Financial markets took in their stride the news on Friday that US annual CPI inflation had climbed to a near 40-year high 6.8%...
Financial markets took in their stride the news on Friday that US annual CPI inflation had climbed to a near 40-year high 6.8% y-o-y in November. The richly valued S&P 500 rallied to a new record high, while the US bond market was unperturbed. The prevailing view in financial markets is that the high November CPI reading was no higher than expected by the markets and will not drive the Federal Reserve to accelerate reduction of its bond buying at its policy meeting this week. The markets are 100% convinced there will be no increase in the Fed’s emergency low 0-0.25% Federal Funds rate.
Based on what various senior Fed officials have been saying recently, including recently re-appointed Chairman Jerome Powell, the markets are probably right in their assumption that the Fed will stay dovish in the near-term. While throughout 2021 the Fed has serially under-forecast the rise in US inflation and admits that the rise in inflation can no longer be considered transitory, the Fed is giving no signals that it is about to start fighting the rise in inflation.
Instead, the Fed is slowly reducing its super-stimulatory bond buying program and leaving in place a Federal Funds rate that on historic real basis has moved from –6.1% based on the October CPI to –6.7% on the November CPI. The dial on US monetary policy is set firmly on priming stronger demand and higher inflation. US budgetary policy remains highly expansionary too with massive multi-year spending totaling near $US4 trillion on hard and social infrastructure in the wings.
Meanwhile, high US demand supported by rising employment, wages and household wealth as well as highly supportive monetary and fiscal policy settings is still running up against constrained supply. While high annual US inflation may step down on some pull-back in month-to-month CPI readings over the next few months, everything else, especially policy settings, are pointing to higher annual US inflation longer-term.
At some point, the Fed will have little option but to tackle inflation that has risen too high. Whether it is 7, 8, or 9 handle on the annual inflation rate that turns the Fed from dove to hawk is hard to say. What is clear is that more alarming US annual inflation rates are becoming more likely at some point in 2022 and it is reasonable to expect that the Fed will be forced from delaying rate hikes to trying to catch up and starting early in 2022.
In Australia, inflation pressure is building at lesser pace than in the US. Annual CPI inflation is at the top of the RBA’s target range at 3.0% y-o-y in Q3 2021. It is likely to lift above 3.0% in Q4 and stay well above 3% in Q1 2022. Even if there is a brief base-effect dip in annual inflation beyond Q1, current economic policy settings - a cash rate at 0.10% (-2.9% in real terms) plus plenty of government spending in a pre-election March budget – all but guarantee a renewed push higher in annual inflation in late 2022. Expansionary policy settings adding fuel to the strong rebound in household and business spending post-lockdowns will generate strong demand-pull inflation pressure late-2022 moving into 2023 that could see annual CPI inflation with a 4 handle and possibly even higher.
Annual CPI inflation undulating through high 2% mid-2022 to low 4% early-2023 will test the patience of the RBA. It will challenge its view that there is no permanently higher inflation until wages rise above 3% y-o-y.

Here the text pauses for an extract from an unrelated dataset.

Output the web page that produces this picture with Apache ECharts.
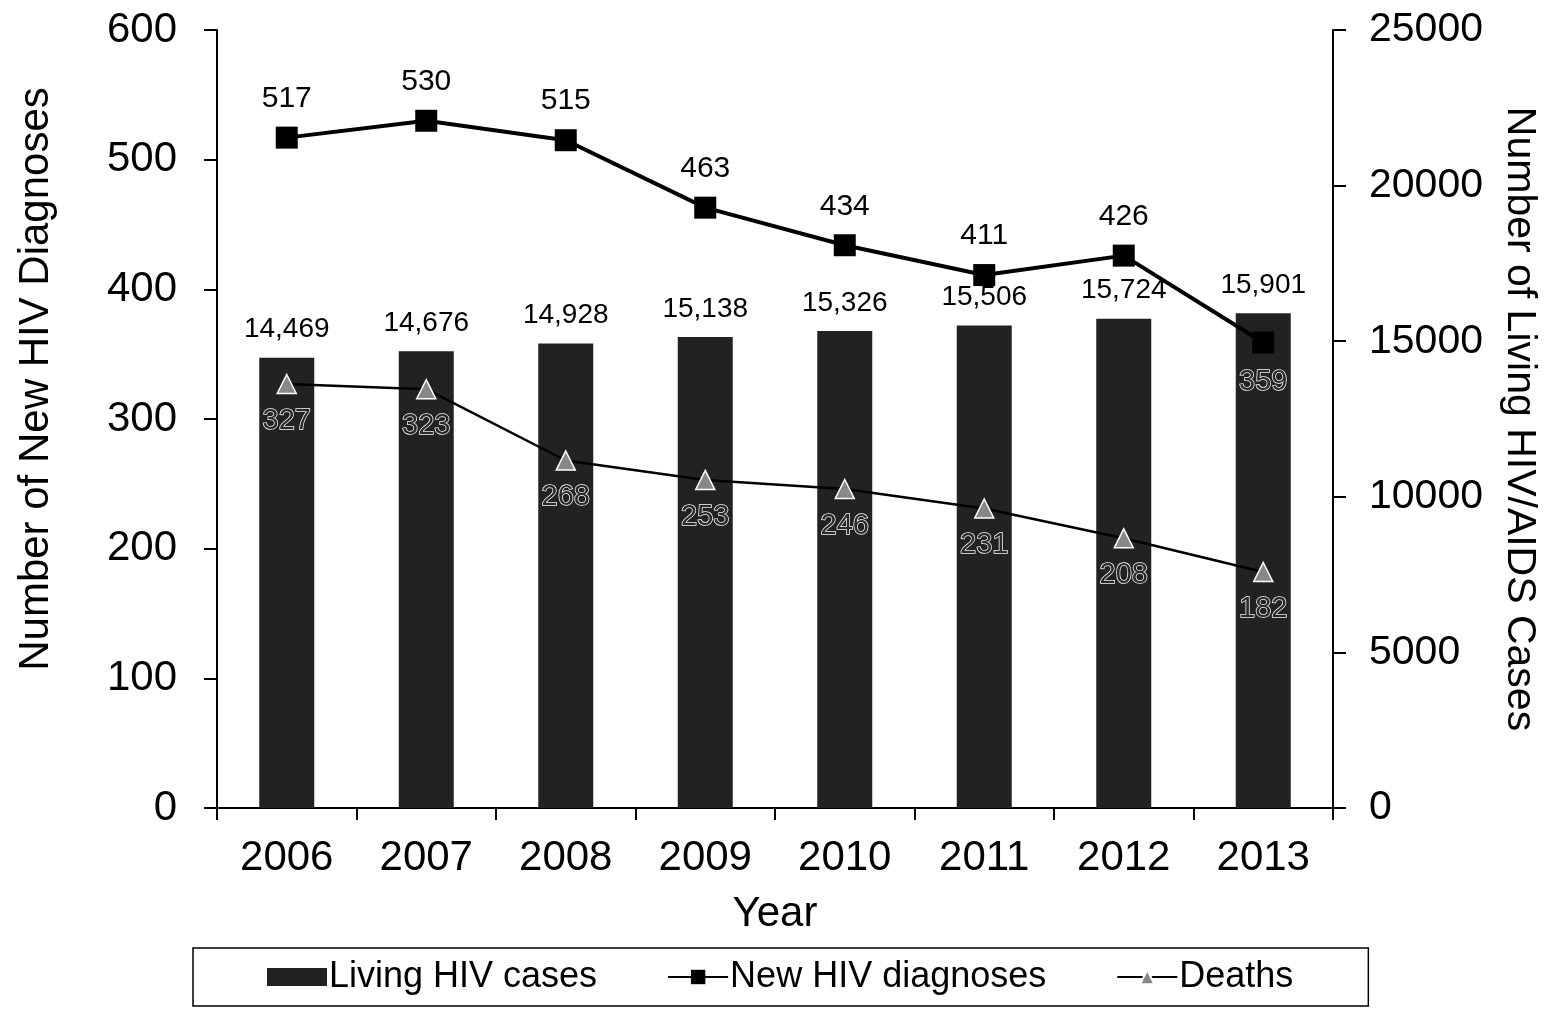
<!DOCTYPE html>
<html><head><meta charset="utf-8">
<script src="https://cdn.jsdelivr.net/npm/echarts@6/dist/echarts.min.js"></script>
<style>html,body{margin:0;padding:0;background:#fff}#c{width:1548px;height:1010px}</style>
</head><body><div id="c"></div>
<script>
const years = ['2006','2007','2008','2009','2010','2011','2012','2013'];
const livingCases = [14469,14676,14928,15138,15326,15506,15724,15901];
const newDiagnoses = [517,530,515,463,434,411,426,359];
const deaths = [327,323,268,253,246,231,208,182];
const leftTicks = [0,100,200,300,400,500,600];
const rightTicks = [0,5000,10000,15000,20000,25000];

const F = 'Liberation Sans, Arial, sans-serif';
const chart = echarts.init(document.getElementById('c'));
const insideLabel = {color:'#2a2a2a', textBorderColor:'#f4f4f4', textBorderWidth:1.5, fontSize:29, fontFamily:F};
chart.setOption({
  animation:false,
  grid:{left:217, right:211, top:30, bottom:202},
  legend:{
    left:193, top:948,
    borderColor:'#000', borderWidth:1.5, padding:[11,75,11,74],
    itemGap:70, itemWidth:60, itemHeight:18,
    textStyle:{fontSize:36, fontFamily:F, color:'#000', padding:[0,0,0,-3]},
    data:[{name:'Living HIV cases', icon:'rect'},'New HIV diagnoses','Deaths']
  },
  xAxis:{
    type:'category', data:years, name:'Year', nameLocation:'middle', nameGap:85,
    nameTextStyle:{fontSize:42, fontFamily:F, color:'#000'},
    axisLine:{lineStyle:{color:'#000', width:2}},
    axisTick:{show:true, length:12, lineStyle:{color:'#000', width:2}},
    axisLabel:{fontSize:42, fontFamily:F, color:'#000', margin:29}
  },
  yAxis:[
    {type:'value', min:leftTicks[0], max:leftTicks[leftTicks.length-1], interval:100,
     name:'Number of New HIV Diagnoses', nameLocation:'middle', nameGap:160,
     nameTextStyle:{fontSize:42, fontFamily:F, color:'#000', padding:[0,0,0,80]},
     axisLine:{show:true, lineStyle:{color:'#000', width:2}},
     axisTick:{show:true, length:13, lineStyle:{color:'#000', width:2}},
     axisLabel:{fontSize:42, fontFamily:F, color:'#000', margin:40},
     splitLine:{show:false}},
    {type:'value', position:'right', min:rightTicks[0], max:rightTicks[rightTicks.length-1], interval:5000,
     name:'Number of Living HIV/AIDS Cases', nameLocation:'middle', nameGap:166, nameRotate:-90,
     nameTextStyle:{fontSize:41, fontFamily:F, color:'#000'},
     axisLine:{show:true, lineStyle:{color:'#000', width:2}},
     axisTick:{show:true, length:13, lineStyle:{color:'#000', width:2}},
     axisLabel:{fontSize:41, fontFamily:F, color:'#000', margin:36, formatter:v=>String(v)},
     splitLine:{show:false}}
  ],
  series:[
    {name:'Living HIV cases', type:'bar', yAxisIndex:1, data:livingCases, barWidth:55,
     itemStyle:{color:'#222'},
     label:{show:true, position:'top', distance:14, fontSize:28, fontFamily:F, color:'#000',
       formatter:p=>p.value.toLocaleString('en-US')}},
    {name:'New HIV diagnoses', type:'line', yAxisIndex:0, z:5,
     data:newDiagnoses.map((v,i)=> i===newDiagnoses.length-1 ? {value:v, label:Object.assign({position:'bottom', distance:14}, insideLabel)} : v),
     symbol:'rect', symbolSize:22, lineStyle:{color:'#000', width:4}, itemStyle:{color:'#000'},
     label:{show:true, position:'top', distance:13, fontSize:30, fontFamily:F, color:'#000'}},
    {name:'Deaths', type:'line', yAxisIndex:0, z:4, data:deaths,
     symbol:'triangle', symbolSize:19, lineStyle:{color:'#000', width:2.5},
     itemStyle:{color:'#888', borderColor:'#fff', borderWidth:1.5},
     label:Object.assign({show:true, position:'bottom', distance:12}, insideLabel)}
  ]
});
</script></body></html>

Instead, it is likely to become clearer that demand-pull inflation will eventually generate the higher wages growth that reinforces the rise inflation unless there is a policy change circuit-breaker.
At some point in 2022 we see the RBA changing from dove to hawk on inflation. The conversion will be later than the US Fed’s conversion prompted by 1980s-style US inflation readings forcing it to start hiking rates probably in Q1 2022. The RBA may be able to hold out until the second half of 2022 before starting to hike rates.
The Fed and the RBA have spent 2021 furiously stoking demand and inflation. Their in-house economic forecasts throughout the year have fallen short of predicting the demand and inflation generated. It has almost been a surprise to them what they have helped to unleash. Now they have mounting evidence that ultra-easy monetary policy left in place too long during economic recovery and one beset by supply challenges will generate high inflation.
Central bank policy credibility is increasingly at stake if their inflation forecasts keep under-shooting during 2022. The risk of losing credibility makes the remaining central bank doves from 2021 an endangered species in 2022.
As the doves turn to hawks, we expect the US Fed to hike rates three times in 2022 taking the funds rate to 1.00% by year-end. We expect the RBA to hike rates twice in 2022. The first hike is likely to be small, probably 0.15bps taking the cash rate to 0.25% in July or August. We pencil in a second 25bps hike to 0.50% in Q4 2022.